Solar power is often touted as the most promising renewable energy source in Palestine, due to its ample sunlight. Over half of all households in Palestine utilise solar energy heaters, although only 3% of houses depend on it as their main source. A 710kw photovoltaic plant was commissioned in September, 2014 in the vicinity of Jericho; it is the largest plant in Palestine to date. Research has indicated that, although a very high percentage of Palestinian houses are connected to the central grid, powering remote villages with small-scale photovoltaic systems would be more economically feasible than extending the grid.

Israeli authorities seized a solar/diesel hybrid electric system from the Palestinian village of Jubbet ad-Dib in July, 2017. The system was funded by the Dutch government and installed by joint Israeli-Palestinian organisation Comet-ME, leading the Dutch Foreign Ministry to lodge a complaint. The Coordinator of Government Activities in the Territories told reporters that the solar panels were erected "without the necessary permits, and that stop work orders had previously been sent to the village authorities," although a Haaretz report indicated that the confiscation orders were only delivered during the raid, meaning there was no chance to contest them in court. Residents of the village, located in Area C between a number of Israeli settlements, had been attempting to implement and gain approval for solar power projects since 2009.

It has been estimated by the World Bank that 98% of the available renewable energy potential is solar. Under the Massader plan, 500 schools were planned to be fitted with solar panels, funded by a loan from the European Investment Bank. However, due to the fact that Palestine receives an estimated 3,400 hours of sunlight per year, and average daily solar radiation ranging from 6.15 to 8.27 kWh/m^{2}, solar energy is seriously underutilised. The southern parts of the West Bank have been identified as the places with the best solar potential. Despite this, solar power remains unviable due for many residents, due to being unaffordable, with systems built through donations operating at such low capacities as to only cover lighting.

=== Wind power ===
It has been estimated that wind energy has the potential to account for 2-6.6% of energy usage in the Palestinian Territories. The potential for wind energy varies by region, and though the average is 300 W/m^{2}, in the mountains it gets as high as 600 W/m^{2}, and in low-lying areas as low as 100W/m^{2}. In these areas of high elevation, including Ramallah and East Jerusalem, wind energy may be produced at 0.07 $/kWh. An example of application of wind energy in Palestine is Al Hilal hospital, in Hebron, which is 1,000m above sea level.

=== Biomass ===
In 2018, Palestinians in the West Bank and Gaza combined produced over 1.59 million tons, or roughly 4,356 tons/day, of municipal solid waste with an average output per person of 0.9 kg/day.

There are issues with the use of biomass power, however.
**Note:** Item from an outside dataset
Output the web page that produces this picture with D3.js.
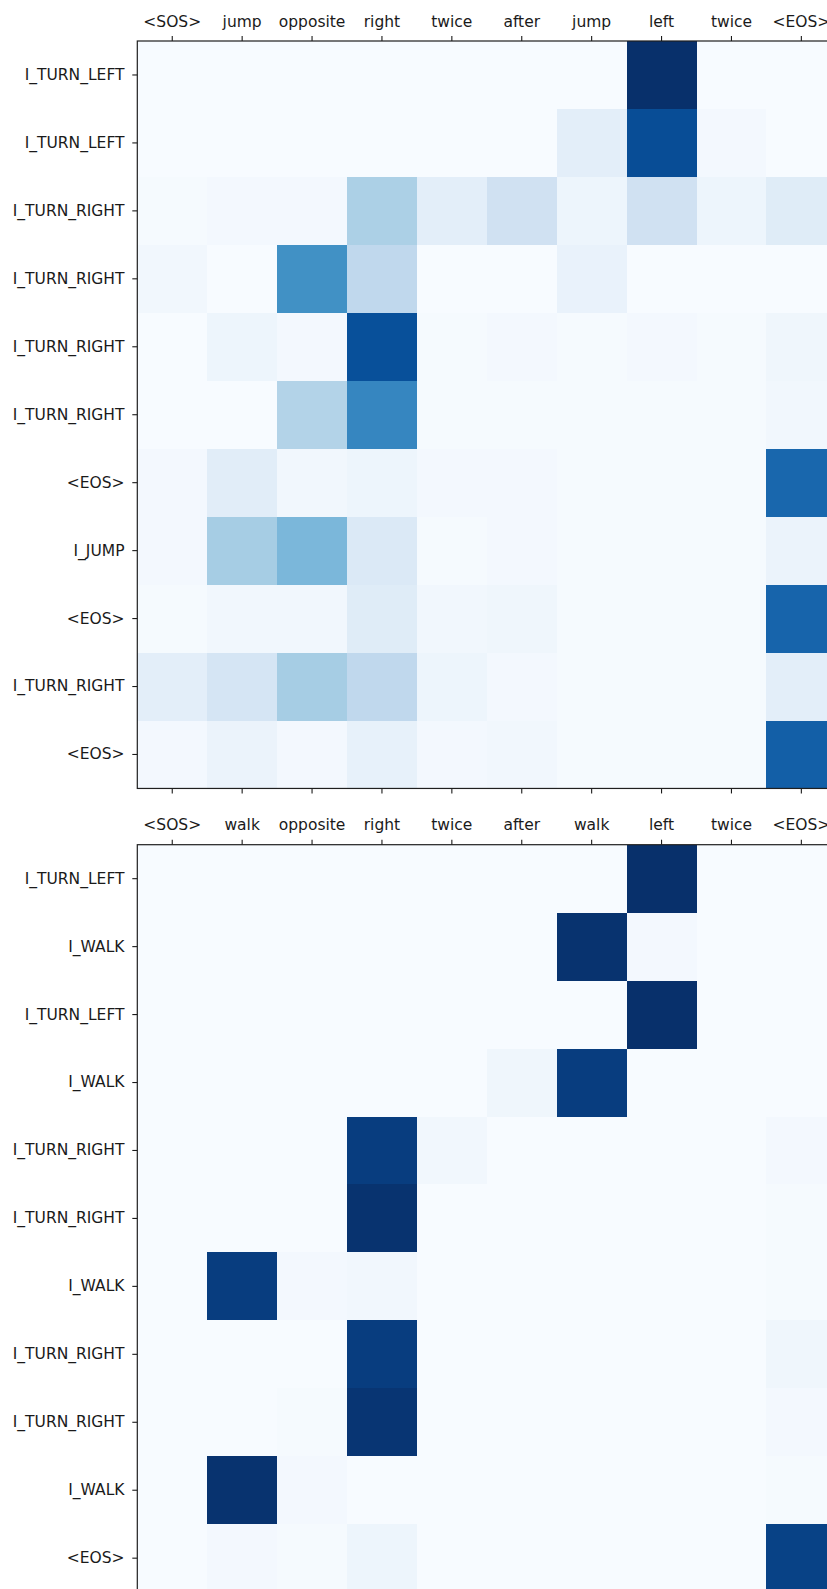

About half of the Palestinian population - mainly in the rural areas, refugee camps, and Bedouins of North and South Governorates - are exposed daily to harmful emissions and other health risks from biomass burning that typically takes place in traditional stoves without adequate ventilation. The majority of individuals exposed to enhanced concentrations of pollutants are women and young children.

==Barriers==
There are a number of barriers to development of renewable energy resources in Palestine, including regulatory issues resulting from the Israeli occupation, and this meant the government was unable to achieve its target of 25 megawatts by 2015. However, renewable energy has a large potential to reduce reliance on imported energy and address a number of social issues. The West Bank is especially dependent on Israel for energy, with 97.5% of electricity coming from the Israel Electric Corporation. The monopoly of IEC has led to difficulties improving renewable energy infrastructure in Palestine. Awareness of renewable energy is low in many areas of the Palestinian Territories, which has been a significant barrier. In one university, it was found that students and faculty had low awareness of how much the Palestinian Authority and PENRA (Palestinian Energy and Natural Resources Authority) were making use of solar power, and believed it to be more successful than it was.